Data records
** BEGIN **
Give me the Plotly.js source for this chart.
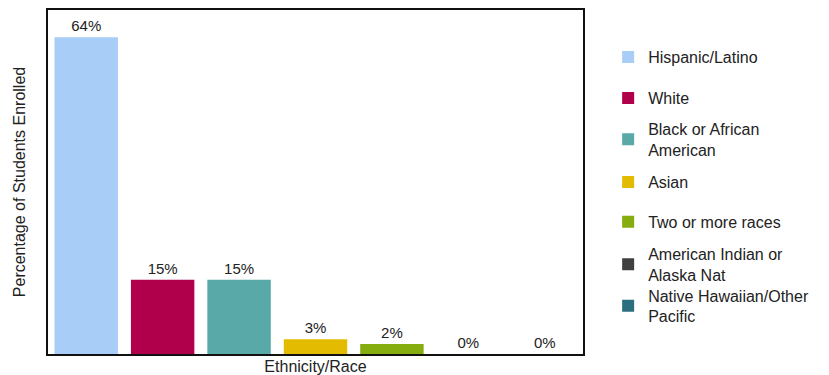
<!DOCTYPE html>
<html>
<head>
<meta charset="utf-8">
<script src="https://cdn.plot.ly/plotly-3.0.1.min.js"></script>
<style>html,body{margin:0;padding:0;background:#fff;}#chart{width:829px;height:375px;}</style>
</head>
<body>
<div id="chart"></div>
<script>
const categories = ["Hispanic/Latino", "White", "Black or African American", "Asian", "Two or more races", "American Indian or Alaska Nat", "Native Hawaiian/Other Pacific"];
const legendLabels = ["Hispanic/Latino", "White", "Black or African<br>American", "Asian", "Two or more races", "American Indian or<br>Alaska Nat", "Native Hawaiian/Other<br>Pacific"];
const values = [64, 15, 15, 3, 2, 0, 0];
const colors = ["#a8cdf6", "#b0004b", "#5aa9a9", "#e3bb00", "#85ad0f", "#404040", "#2b6e80"];
// vertical placement of each legend entry (paper fraction)
const legendY = [0.863, 0.744, 0.6235, 0.5, 0.384, 0.26, 0.1395];

const legendIds = categories.map((c, i) => i === 0 ? "legend" : "legend" + (i + 1));

const traces = categories.map((c, i) => ({
  type: "bar",
  x: [c],
  y: [values[i]],
  name: legendLabels[i],
  text: [values[i] + "%"],
  textposition: "outside",
  cliponaxis: false,
  textfont: {family: "Liberation Sans, Arial, sans-serif", size: 15, color: "#222"},
  marker: {color: colors[i], line: {width: 0}},
  legend: legendIds[i],
  hoverinfo: "none"
}));

const layout = {
  width: 829, height: 375,
  margin: {l: 48, r: 246, t: 10, b: 21},
  paper_bgcolor: "#fff", plot_bgcolor: "#fff",
  barmode: "overlay",
  bargap: 0.17,
  font: {family: "Liberation Sans, Arial, sans-serif", size: 16, color: "#222"},
  xaxis: {
    showticklabels: false, ticks: "", showgrid: false, zeroline: false,
    showline: true, linecolor: "#111", linewidth: 2, mirror: true,
    title: {text: "Ethnicity/Race", font: {size: 16}, standoff: 6},
    automargin: false
  },
  yaxis: {
    range: [0, 69.5], showticklabels: false, ticks: "", showgrid: false, zeroline: false,
    showline: true, linecolor: "#111", linewidth: 2, mirror: true,
    title: {text: "Percentage of Students Enrolled", font: {size: 16}, standoff: 16},
    automargin: false
  },
  showlegend: true
};

legendIds.forEach((id, i) => {
  layout[id] = {
    x: 1.047, xanchor: "left", y: legendY[i], yanchor: "middle",
    font: {size: 16, color: "#222"},
    bgcolor: "rgba(0,0,0,0)",
    itemclick: false
  };
});

Plotly.newPlot("chart", traces, layout, {displayModeBar: false, staticPlot: true});
</script>
</body>
</html>
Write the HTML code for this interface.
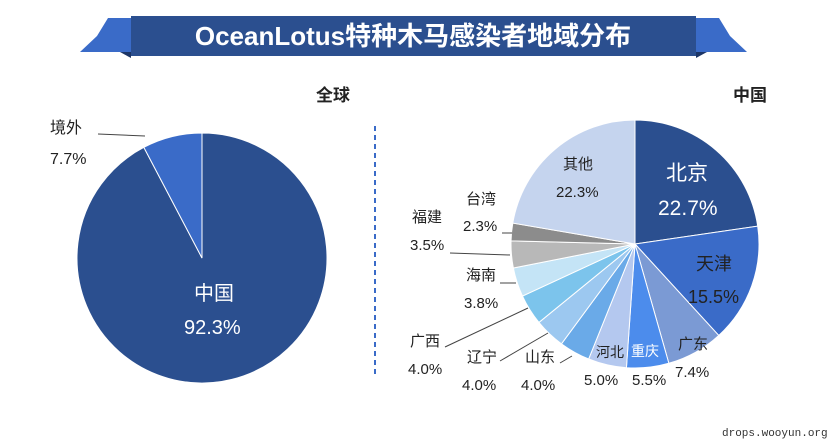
** END **
• Task objective:
Write down every line from the opening of the listing to the line with "const legendIds = categories.map((c, i)", both included, and nothing else; the pictures are omitted.

• Response to the task:
Give me the Plotly.js source for this chart.
<!DOCTYPE html>
<html>
<head>
<meta charset="utf-8">
<script src="https://cdn.plot.ly/plotly-3.0.1.min.js"></script>
<style>html,body{margin:0;padding:0;background:#fff;}#chart{width:829px;height:375px;}</style>
</head>
<body>
<div id="chart"></div>
<script>
const categories = ["Hispanic/Latino", "White", "Black or African American", "Asian", "Two or more races", "American Indian or Alaska Nat", "Native Hawaiian/Other Pacific"];
const legendLabels = ["Hispanic/Latino", "White", "Black or African<br>American", "Asian", "Two or more races", "American Indian or<br>Alaska Nat", "Native Hawaiian/Other<br>Pacific"];
const values = [64, 15, 15, 3, 2, 0, 0];
const colors = ["#a8cdf6", "#b0004b", "#5aa9a9", "#e3bb00", "#85ad0f", "#404040", "#2b6e80"];
// vertical placement of each legend entry (paper fraction)
const legendY = [0.863, 0.744, 0.6235, 0.5, 0.384, 0.26, 0.1395];

const legendIds = categories.map((c, i) => i === 0 ? "legend" : "legend" + (i + 1));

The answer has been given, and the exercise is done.